Industry analysts are flagging a growing gap between electric vehicle production and retail demand as automakers continue to build EVs faster than consumers are buying them. The imbalance is becoming one of the defining challenges of the U.S. auto market heading into 2026, forcing manufacturers to reassess output, pricing, and product mix.
EV production capacity expanded rapidly over the past several years, driven by regulatory targets, federal incentives, and expectations of accelerating adoption. While supply constraints once limited availability, that dynamic has reversed in many segments. Dealer lots are now carrying higher EV inventories, particularly outside major coastal and urban markets.
Retail demand, by contrast, is growing more unevenly. Analysts note that early adopters have largely been served, and mainstream buyers are proving more cautious. High interest rates, concerns about charging access, and uncertainty around long term ownership costs continue to slow purchase decisions.
The gap is most visible in mass market EV segments. Compact and mid size electric models face increasing competition not only from other EVs, but also from hybrids and efficient gas vehicles that offer lower upfront costs and familiar ownership experiences. In many cases, consumers are choosing incremental efficiency over full electrification.
Pricing and incentives are being used to bridge the divide, but with mixed results. Automakers have increased rebates, lease support, and subsidized financing to stimulate demand. While these measures help move inventory, analysts warn they also compress margins and risk training buyers to wait for discounts.
Production planning is beginning to adjust. Several automakers have slowed EV output, delayed launches, or shifted capacity toward hybrids. However, analysts say these moves may lag market realities, particularly as battery plants and EV assembly lines were built with long term volume assumptions that are now being revised.
Regional disparities add complexity. EV demand remains relatively strong in areas with dense charging infrastructure and higher incomes, while other regions continue to lag. National production strategies do not always align with these localized demand patterns, increasing the risk of inventory imbalances.
Dealers are feeling the pressure. EVs often require more education, longer sales cycles, and greater incentive support than comparable gas or hybrid models. As inventories rise, retailers are pushing automakers for additional flexibility and marketing support.

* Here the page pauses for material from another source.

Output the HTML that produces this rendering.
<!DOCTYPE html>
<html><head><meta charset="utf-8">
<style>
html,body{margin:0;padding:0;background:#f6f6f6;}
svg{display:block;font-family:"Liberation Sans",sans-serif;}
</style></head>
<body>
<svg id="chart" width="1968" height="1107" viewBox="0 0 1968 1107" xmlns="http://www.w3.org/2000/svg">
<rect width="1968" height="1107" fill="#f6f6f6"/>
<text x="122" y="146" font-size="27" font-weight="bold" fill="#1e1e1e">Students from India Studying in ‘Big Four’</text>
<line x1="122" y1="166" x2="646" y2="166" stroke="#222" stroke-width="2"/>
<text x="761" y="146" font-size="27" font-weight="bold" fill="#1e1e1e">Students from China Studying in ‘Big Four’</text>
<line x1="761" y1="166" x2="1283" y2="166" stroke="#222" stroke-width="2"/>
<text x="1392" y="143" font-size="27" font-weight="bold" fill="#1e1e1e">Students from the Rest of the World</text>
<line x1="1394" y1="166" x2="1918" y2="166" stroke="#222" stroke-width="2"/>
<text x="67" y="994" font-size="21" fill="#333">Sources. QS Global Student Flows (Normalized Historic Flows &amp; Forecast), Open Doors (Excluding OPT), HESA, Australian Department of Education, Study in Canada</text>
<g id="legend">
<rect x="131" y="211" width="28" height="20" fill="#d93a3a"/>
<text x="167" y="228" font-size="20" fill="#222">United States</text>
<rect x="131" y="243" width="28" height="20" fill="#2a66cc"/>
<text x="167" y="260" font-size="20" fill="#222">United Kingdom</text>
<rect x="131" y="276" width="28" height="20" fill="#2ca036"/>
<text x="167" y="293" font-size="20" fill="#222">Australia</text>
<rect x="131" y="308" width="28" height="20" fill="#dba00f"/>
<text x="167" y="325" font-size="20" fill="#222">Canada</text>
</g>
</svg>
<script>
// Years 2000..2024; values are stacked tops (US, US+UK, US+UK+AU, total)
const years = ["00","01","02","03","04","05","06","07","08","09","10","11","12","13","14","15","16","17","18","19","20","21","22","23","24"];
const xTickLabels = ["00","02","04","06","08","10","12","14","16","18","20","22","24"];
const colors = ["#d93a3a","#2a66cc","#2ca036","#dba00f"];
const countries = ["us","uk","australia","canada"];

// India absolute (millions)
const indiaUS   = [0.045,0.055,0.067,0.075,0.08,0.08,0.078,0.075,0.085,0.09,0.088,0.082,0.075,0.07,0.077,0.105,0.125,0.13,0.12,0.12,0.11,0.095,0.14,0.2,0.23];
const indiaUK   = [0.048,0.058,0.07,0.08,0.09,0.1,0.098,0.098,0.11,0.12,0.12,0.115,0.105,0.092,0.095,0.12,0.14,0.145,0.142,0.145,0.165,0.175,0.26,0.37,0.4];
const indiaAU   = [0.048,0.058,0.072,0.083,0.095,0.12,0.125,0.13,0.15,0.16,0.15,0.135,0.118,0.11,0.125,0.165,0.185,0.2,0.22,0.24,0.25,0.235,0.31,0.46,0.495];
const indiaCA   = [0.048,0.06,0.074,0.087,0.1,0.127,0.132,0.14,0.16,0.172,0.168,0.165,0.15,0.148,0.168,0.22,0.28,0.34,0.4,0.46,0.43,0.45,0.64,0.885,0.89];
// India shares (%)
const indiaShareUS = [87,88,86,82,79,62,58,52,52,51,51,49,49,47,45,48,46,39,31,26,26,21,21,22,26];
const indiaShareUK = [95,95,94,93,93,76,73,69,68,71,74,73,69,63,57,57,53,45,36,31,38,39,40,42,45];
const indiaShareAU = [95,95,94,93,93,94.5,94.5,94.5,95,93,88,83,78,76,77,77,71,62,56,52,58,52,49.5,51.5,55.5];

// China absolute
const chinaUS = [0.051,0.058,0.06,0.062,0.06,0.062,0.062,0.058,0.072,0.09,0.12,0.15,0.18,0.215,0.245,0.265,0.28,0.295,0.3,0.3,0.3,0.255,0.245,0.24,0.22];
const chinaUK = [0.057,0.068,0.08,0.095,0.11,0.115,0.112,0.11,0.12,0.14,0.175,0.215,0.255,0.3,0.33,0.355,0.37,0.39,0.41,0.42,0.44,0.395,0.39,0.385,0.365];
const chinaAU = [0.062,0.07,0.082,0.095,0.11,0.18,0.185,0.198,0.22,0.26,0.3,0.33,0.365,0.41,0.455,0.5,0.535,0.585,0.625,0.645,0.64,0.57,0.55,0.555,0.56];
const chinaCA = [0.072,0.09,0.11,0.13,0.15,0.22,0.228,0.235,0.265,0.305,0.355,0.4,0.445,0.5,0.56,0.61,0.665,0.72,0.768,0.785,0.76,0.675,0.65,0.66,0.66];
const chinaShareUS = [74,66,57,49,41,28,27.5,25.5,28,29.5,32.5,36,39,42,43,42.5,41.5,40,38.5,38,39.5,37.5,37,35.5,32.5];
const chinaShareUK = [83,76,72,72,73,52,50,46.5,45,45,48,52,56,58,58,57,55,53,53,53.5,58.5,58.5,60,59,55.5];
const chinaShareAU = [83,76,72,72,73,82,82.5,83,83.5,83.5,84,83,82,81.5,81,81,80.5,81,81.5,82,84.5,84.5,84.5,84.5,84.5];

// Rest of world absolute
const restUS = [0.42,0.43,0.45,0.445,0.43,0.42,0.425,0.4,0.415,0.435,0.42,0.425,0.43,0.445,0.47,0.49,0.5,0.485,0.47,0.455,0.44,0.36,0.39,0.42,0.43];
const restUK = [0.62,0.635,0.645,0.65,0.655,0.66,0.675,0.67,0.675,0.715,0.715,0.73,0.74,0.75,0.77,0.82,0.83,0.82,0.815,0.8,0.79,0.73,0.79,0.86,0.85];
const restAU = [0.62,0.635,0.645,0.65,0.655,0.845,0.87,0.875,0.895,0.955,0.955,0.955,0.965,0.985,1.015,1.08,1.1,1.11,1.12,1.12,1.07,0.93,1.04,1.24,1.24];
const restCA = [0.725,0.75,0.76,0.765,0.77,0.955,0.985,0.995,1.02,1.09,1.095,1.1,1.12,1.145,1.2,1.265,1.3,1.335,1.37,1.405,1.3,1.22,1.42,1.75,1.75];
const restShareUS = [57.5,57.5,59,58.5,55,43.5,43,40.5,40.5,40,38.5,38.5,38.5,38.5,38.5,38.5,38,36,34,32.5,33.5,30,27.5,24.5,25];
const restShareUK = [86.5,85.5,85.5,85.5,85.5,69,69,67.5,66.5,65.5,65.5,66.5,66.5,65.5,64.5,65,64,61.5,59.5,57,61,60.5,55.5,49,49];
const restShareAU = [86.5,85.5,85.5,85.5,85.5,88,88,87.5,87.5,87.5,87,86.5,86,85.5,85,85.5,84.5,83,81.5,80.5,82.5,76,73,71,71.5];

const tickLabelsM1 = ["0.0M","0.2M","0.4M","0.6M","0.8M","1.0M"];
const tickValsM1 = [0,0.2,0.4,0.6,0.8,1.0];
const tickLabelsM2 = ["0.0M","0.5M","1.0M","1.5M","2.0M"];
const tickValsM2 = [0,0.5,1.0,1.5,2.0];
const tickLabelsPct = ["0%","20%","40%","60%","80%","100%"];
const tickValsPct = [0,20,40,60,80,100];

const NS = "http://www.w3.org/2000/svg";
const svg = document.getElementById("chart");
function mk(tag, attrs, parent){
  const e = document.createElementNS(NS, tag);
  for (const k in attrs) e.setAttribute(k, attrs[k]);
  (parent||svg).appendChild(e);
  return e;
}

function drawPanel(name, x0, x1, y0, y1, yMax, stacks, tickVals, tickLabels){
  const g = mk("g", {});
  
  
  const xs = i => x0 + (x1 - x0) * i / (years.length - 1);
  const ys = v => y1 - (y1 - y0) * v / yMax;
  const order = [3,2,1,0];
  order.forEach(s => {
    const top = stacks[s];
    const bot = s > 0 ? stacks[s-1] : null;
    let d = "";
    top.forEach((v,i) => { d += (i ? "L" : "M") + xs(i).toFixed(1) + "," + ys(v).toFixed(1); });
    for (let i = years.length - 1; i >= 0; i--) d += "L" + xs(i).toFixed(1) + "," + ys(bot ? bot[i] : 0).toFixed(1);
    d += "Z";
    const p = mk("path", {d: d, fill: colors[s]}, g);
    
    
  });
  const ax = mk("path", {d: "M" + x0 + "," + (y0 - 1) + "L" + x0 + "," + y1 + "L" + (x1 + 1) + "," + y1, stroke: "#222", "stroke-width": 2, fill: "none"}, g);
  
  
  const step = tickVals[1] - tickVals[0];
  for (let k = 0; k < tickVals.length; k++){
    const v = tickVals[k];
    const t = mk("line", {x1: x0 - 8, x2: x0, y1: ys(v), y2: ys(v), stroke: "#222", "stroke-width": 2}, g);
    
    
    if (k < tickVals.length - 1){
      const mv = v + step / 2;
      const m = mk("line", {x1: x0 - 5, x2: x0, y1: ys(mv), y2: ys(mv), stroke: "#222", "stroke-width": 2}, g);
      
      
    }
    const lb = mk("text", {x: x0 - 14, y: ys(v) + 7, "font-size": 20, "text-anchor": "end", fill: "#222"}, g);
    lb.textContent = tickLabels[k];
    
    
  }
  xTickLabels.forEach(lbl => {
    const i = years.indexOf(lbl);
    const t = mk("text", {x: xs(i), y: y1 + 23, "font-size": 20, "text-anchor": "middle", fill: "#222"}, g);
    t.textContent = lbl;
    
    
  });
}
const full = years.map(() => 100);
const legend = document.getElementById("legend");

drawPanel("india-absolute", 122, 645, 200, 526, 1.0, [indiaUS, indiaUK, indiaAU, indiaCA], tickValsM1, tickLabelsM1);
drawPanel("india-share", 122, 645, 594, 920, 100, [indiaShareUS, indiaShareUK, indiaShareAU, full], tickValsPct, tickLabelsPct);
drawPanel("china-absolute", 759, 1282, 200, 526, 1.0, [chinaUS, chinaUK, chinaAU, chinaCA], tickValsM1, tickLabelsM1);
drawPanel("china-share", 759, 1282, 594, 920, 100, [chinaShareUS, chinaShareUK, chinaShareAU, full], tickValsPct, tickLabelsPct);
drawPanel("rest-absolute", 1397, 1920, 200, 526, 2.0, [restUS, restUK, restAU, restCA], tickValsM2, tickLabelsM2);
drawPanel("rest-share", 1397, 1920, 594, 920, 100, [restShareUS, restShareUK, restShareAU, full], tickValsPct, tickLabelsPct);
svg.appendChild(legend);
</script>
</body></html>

Despite the challenges, analysts caution against interpreting the gap as a rejection of EVs. Demand is still growing, but at a slower and less predictable pace than early forecasts suggested. The issue is one of timing and alignment rather than long term viability.
The growing gap is prompting a broader rethink of electrification strategy. Analysts say success in the next phase will depend less on production scale and more on matching output to real consumer behavior, improving affordability, and expanding charging confidence.
As the industry moves deeper into 2026, closing the gap between EV production and retail demand will be critical. Automakers that adjust quickly and realistically are likely to navigate the transition more smoothly than those that continue to build ahead of the market.